Si no era por una foto que publicaron en Facebook, con tu rostro lleno de huellas del sol y del tiempo y con tus ojos clausurados en tinieblas tú, duende andariego, hubieses quedado sepultado en un rincón de mi memoria, como un recuerdo más de aquel la inquieta imaginación infantil; junto a los ratones que hacen trueques con los dientes de leche de los niños y a los requiebros de una mujer que llora sin parar en las madrugadas de una noche de lluvia y no… Eres real, un personaje legendario de mi Macondo amada que sí existió.
Eras de carne y hueso, de pocos kilos y de mucho coraje.
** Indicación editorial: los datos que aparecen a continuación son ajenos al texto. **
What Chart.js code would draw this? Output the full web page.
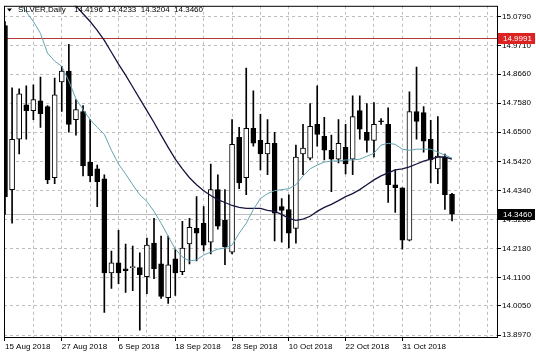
<!DOCTYPE html>
<html>
<head>
<meta charset="utf-8">
<title>SILVER,Daily</title>
<script src="https://cdn.jsdelivr.net/npm/chart.js@4/dist/chart.umd.min.js"></script>
<style>
  html, body { margin: 0; padding: 0; background: #fff; }
  canvas { display: block; }
</style>
</head>
<body>
<canvas id="chart" width="536" height="358"></canvas>
<script>
// Data
const symbolName = 'SILVER,Daily';
const dateLabels = ['15 Aug 2018', '27 Aug 2018', '6 Sep 2018', '18 Sep 2018', '28 Sep 2018', '10 Oct 2018', '22 Oct 2018', '31 Oct 2018'];
const yTicks = [15.079, 14.971, 14.866, 14.758, 14.650, 14.542, 14.434, 14.326, 14.218, 14.110, 14.005, 13.897];
const alertLevel = 14.9991;
const bidPrice = 14.3460;

const opens = [15.046, 14.437, 14.624, 14.752, 14.730, 14.767, 14.745, 14.481, 14.837, 14.877,
  14.697, 14.727, 14.539, 14.514, 14.477, 14.128, 14.165, 14.143, 14.147, 14.147,
  14.114, 14.238, 14.161, 14.036, 14.180, 14.132, 14.235, 14.293, 14.312, 14.242,
  14.437, 14.323, 14.205, 14.631, 14.481, 14.664, 14.620, 14.569, 14.609, 14.374,
  14.363, 14.293, 14.569, 14.554, 14.679, 14.635, 14.583, 14.550, 14.594, 14.550,
  14.730, 14.650, 14.620, 14.690, 14.679, 14.455, 14.444, 14.249, 14.727, 14.723,
  14.624, 14.514, 14.558, 14.4196];
const highs = [15.061, 14.815, 14.811, 14.822, 14.826, 14.855, 14.749, 14.851, 14.895, 14.976,
  14.771, 14.749, 14.697, 14.528, 14.492, 14.209, 14.286, 14.235, 14.227, 14.202,
  14.257, 14.330, 14.264, 14.264, 14.216, 14.319, 14.330, 14.411, 14.374, 14.532,
  14.492, 14.437, 14.697, 14.668, 14.888, 14.804, 14.716, 14.697, 14.650, 14.404,
  14.418, 14.602, 14.679, 14.756, 14.822, 14.705, 14.639, 14.697, 14.679, 14.785,
  14.785, 14.756, 14.760, 14.701, 14.741, 14.510, 14.444, 14.800, 14.892, 14.745,
  14.694, 14.708, 14.569, 14.4233];
const lows = [14.345, 14.312, 14.569, 14.624, 14.697, 14.668, 14.459, 14.459, 14.727, 14.650,
  14.639, 14.488, 14.466, 14.374, 13.981, 14.070, 14.088, 14.055, 14.062, 13.915,
  14.051, 14.106, 14.033, 14.014, 14.044, 14.121, 14.161, 14.172, 14.209, 14.198,
  14.290, 14.158, 14.198, 14.440, 14.418, 14.598, 14.510, 14.492, 14.246, 14.242,
  14.220, 14.238, 14.492, 14.547, 14.598, 14.547, 14.429, 14.536, 14.495, 14.492,
  14.624, 14.576, 14.558, 14.679, 14.389, 14.352, 14.216, 14.246, 14.624, 14.576,
  14.462, 14.459, 14.363, 14.3204];
const closes = [14.411, 14.624, 14.793, 14.730, 14.771, 14.719, 14.473, 14.789, 14.877, 14.679,
  14.734, 14.525, 14.488, 14.466, 14.128, 14.165, 14.128, 14.136, 14.150, 14.121,
  14.231, 14.143, 14.040, 14.158, 14.128, 14.220, 14.297, 14.275, 14.231, 14.437,
  14.301, 14.224, 14.605, 14.462, 14.664, 14.609, 14.569, 14.609, 14.349, 14.360,
  14.275, 14.558, 14.591, 14.672, 14.642, 14.583, 14.550, 14.609, 14.532, 14.708,
  14.661, 14.620, 14.679, 14.689, 14.455, 14.444, 14.249, 14.727, 14.690, 14.617,
  14.547, 14.561, 14.418, 14.3460];

// moving averages
const fastMa = [15.211, 15.171, 15.134, 15.097, 15.061, 15.017, 14.943, 14.914, 14.895, 14.840,
  14.774, 14.734, 14.697, 14.668, 14.642, 14.583, 14.532, 14.495, 14.455, 14.418,
  14.393, 14.356, 14.312, 14.264, 14.216, 14.187, 14.172, 14.176, 14.194, 14.205,
  14.216, 14.220, 14.231, 14.275, 14.312, 14.363, 14.404, 14.422, 14.433, 14.437,
  14.440, 14.455, 14.488, 14.514, 14.528, 14.539, 14.543, 14.543, 14.547, 14.547,
  14.550, 14.561, 14.572, 14.602, 14.609, 14.605, 14.587, 14.583, 14.587, 14.587,
  14.587, 14.576, 14.565, 14.554];
const slowMa = [15.424, 15.395, 15.365, 15.336, 15.303, 15.274, 15.240, 15.211, 15.182, 15.149,
  15.119, 15.090, 15.061, 15.028, 14.991, 14.947, 14.903, 14.862, 14.818, 14.774,
  14.730, 14.686, 14.639, 14.594, 14.550, 14.514, 14.481, 14.455, 14.433, 14.415,
  14.400, 14.389, 14.378, 14.371, 14.367, 14.367, 14.367, 14.360, 14.356, 14.345,
  14.330, 14.323, 14.327, 14.338, 14.356, 14.371, 14.382, 14.396, 14.411, 14.422,
  14.437, 14.455, 14.473, 14.488, 14.499, 14.510, 14.514, 14.521, 14.532, 14.543,
  14.550, 14.558, 14.558, 14.550];

const FONT = 'Liberation Sans, Arial, sans-serif';

// Build datasets
const bars = opens.map((_, i) => i);
const wickData = bars.map(i => ({ x: i, y: [lows[i], highs[i]] }));
const bodyData = bars.map(i => ({ x: i, y: [Math.min(opens[i], closes[i]), Math.max(opens[i], closes[i])] }));
const bodyColors = bars.map(i => (closes[i] > opens[i] ? '#ffffff' : '#000000'));

// Frame, levels, price boxes and header
const overlay = {
  id: 'overlay',
  beforeDatasetsDraw(chart) {
    const { ctx, chartArea: a, scales } = chart;
    const yA = Math.round(scales.y.getPixelForValue(alertLevel)) + 0.5;
    const yB = Math.round(scales.y.getPixelForValue(bidPrice)) + 0.5;
    ctx.save();
    ctx.lineWidth = 1;
    ctx.strokeStyle = '#bcbcbc';
    ctx.beginPath();
    ctx.moveTo(a.left, yB);
    ctx.lineTo(a.right, yB);
    ctx.stroke();
    ctx.strokeStyle = '#b03a3a';
    ctx.beginPath();
    ctx.moveTo(a.left, yA);
    ctx.lineTo(a.right, yA);
    ctx.stroke();
    ctx.restore();
  },
  afterDraw(chart) {
    const { ctx, chartArea: a, scales } = chart;
    ctx.save();
    ctx.lineWidth = 1;
    ctx.strokeStyle = '#000';
    ctx.strokeRect(a.left + 0.5, a.top + 0.5, a.right - a.left, a.bottom - a.top);

    // price boxes on the axis
    const box = (value, fill) => {
      const y = scales.y.getPixelForValue(value);
      ctx.fillStyle = fill;
      ctx.fillRect(a.right + 1, Math.round(y) - 5, 37, 11);
      ctx.fillStyle = '#fff';
      ctx.font = '8px ' + FONT;
      ctx.textBaseline = 'middle';
      ctx.textAlign = 'left';
      ctx.fillText(value.toFixed(4), a.right + 6, Math.round(y) + 0.5);
    };
    box(alertLevel, '#dd2222');
    box(bidPrice, '#000');

    // header
    const last = opens.length - 1;
    ctx.fillStyle = '#000';
    ctx.beginPath();
    ctx.moveTo(7, 8.5);
    ctx.lineTo(12, 8.5);
    ctx.lineTo(9.5, 11.5);
    ctx.closePath();
    ctx.fill();
    ctx.font = '8px ' + FONT;
    ctx.textBaseline = 'middle';
    ctx.fillText(symbolName, 18, 10);
    const ohlc = [opens[last], highs[last], lows[last], closes[last]].map(v => v.toFixed(4)).join('  ');
    ctx.fillText(ohlc, 74, 10);
    ctx.restore();
  }
};

const chart = new Chart(document.getElementById('chart'), {
  type: 'bar',
  data: {
    datasets: [
      {
        type: 'line',
        data: bars.map(i => ({ x: i, y: fastMa[i] })),
        borderColor: '#62a3b4',
        borderWidth: 1,
        pointRadius: 0,
        tension: 0,
        order: 0,
      },
      {
        type: 'line',
        data: bars.map(i => ({ x: i, y: slowMa[i] })),
        borderColor: '#16163f',
        borderWidth: 1.3,
        pointRadius: 0,
        tension: 0,
        order: 0,
      },
      {
        data: bodyData,
        backgroundColor: bodyColors,
        borderColor: '#000',
        borderWidth: 1,
        borderSkipped: false,
        barThickness: 5,
        minBarLength: 1,
        grouped: false,
        order: 1,
      },
      {
        data: wickData,
        backgroundColor: '#000',
        borderWidth: 0,
        barThickness: 1,
        grouped: false,
        order: 2,
      },
    ],
  },
  options: {
    responsive: false,
    animation: false,
    layout: { padding: { left: 4, top: 2, right: 0, bottom: 0 } },
    plugins: {
      legend: { display: false },
      tooltip: { enabled: false },
    },
    scales: {
      x: {
        type: 'linear',
        min: -0.14,
        max: 69.34,
        offset: false,
        afterBuildTicks: scale => {
          scale.ticks = [];
          for (let v = 0; v <= 68; v += 4) scale.ticks.push({ value: v });
        },
        afterFit: scale => { scale.height = 21; },
        grid: {
          offset: false,
          color: '#bdbdbd',
          lineWidth: 1,
          tickLength: 4,
          tickColor: ctx => (ctx.tick && ctx.tick.value % 8 === 0 && ctx.tick.value <= 56 ? '#000' : 'rgba(0,0,0,0)'),
        },
        border: { display: false, dash: [3, 3] },
        ticks: {
          autoSkip: false,
          maxRotation: 0,
          minRotation: 0,
          align: 'start',
          padding: 1,
          color: '#000',
          font: { family: FONT, size: 8 },
          callback: value => (value % 8 === 0 ? dateLabels[value / 8] || '' : ''),
        },
      },
      y: {
        position: 'right',
        min: 13.8897,
        max: 15.1194,
        afterBuildTicks: scale => {
          scale.ticks = yTicks.map(v => ({ value: v }));
        },
        afterFit: scale => { scale.width = 39; },
        grid: {
          color: '#bdbdbd',
          lineWidth: 1,
          tickLength: 4,
          tickColor: '#000',
        },
        border: { display: false, dash: [3, 3] },
        ticks: {
          autoSkip: false,
          padding: 1,
          color: '#000',
          font: { family: FONT, size: 8 },
          callback: value => Number(value).toFixed(4),
        },
      },
    },
  },
  plugins: [overlay],
});
</script>
</body>
</html>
Eras la personificación del hambre y la miseria de la raza wayuú, que por secula seculorum se ha apoderado de cada grano de arena de los desiertos infinitos de la siempre sedienta guajira.
Eras el valor y la dignidad. Sí, claro que sí, porque aún con tu guayuco y tu palo – bastón y tus harapos desgastados de lluvia y de sol, mimetizados con el color de tu piel, que era el mismo del barro del desierto, infundías tanto respeto como cualquier rey bañado en oro.
Tú eras y eres aún leyenda y eso cuantifica tu valía al infinito.
Eras la causa de por un instante sentirse bueno y generoso, cuando casi que temerosos nos acercábamos a ti a darte una limosna o un poco de “wüin” para bañar tus labios sedientos, en un pocillo de peltre; ese de las florecitas descarchadas, reservado en cada morada, solo para ti.
Aunque si tu anatomía grotesca y hasta incompleta te alejaba de los estereotipos de belleza, tú eras un ser hermoso, tan hermoso como un ángel; porque detrás de tus hombros desgastados imaginábamos alas; alas que volaban hasta tu ranchería cuando nadie te veía.
Es que no había otra manera para justificar como tú, sin vista y con hambre, podías
recorrer toda Riohacha día tras día, sin cansarte ni perderte: eso no es de humano, algo mágico debías tener.
Llegó el día en que no te vi más y no pensé ni remotamente que hubieses muerto: Para mí, tú eras inmortal.
Seguramente –imaginé– cambió de ruta y encotró la trocha que lo conduce al cielo y ahí debes estar: mirando sin ojos pa’ abajo, sonriendo sin dientes pa’ arriba.
¿Sabes? Yo te amé y nunca dejé de hacerlo. Y no me siento superior por ello o especial; al fin y al cabo reconozco que bajo el ardiente sol de mi península, no existe un solo mortal que hubiese cruzado su vida con esta leyenda sin enternecerse: ¿Existe alguien que no haya amado a Zángane? … Dios pague.
Que tengan ustedes un riohacherísimo día: alegre y cálido.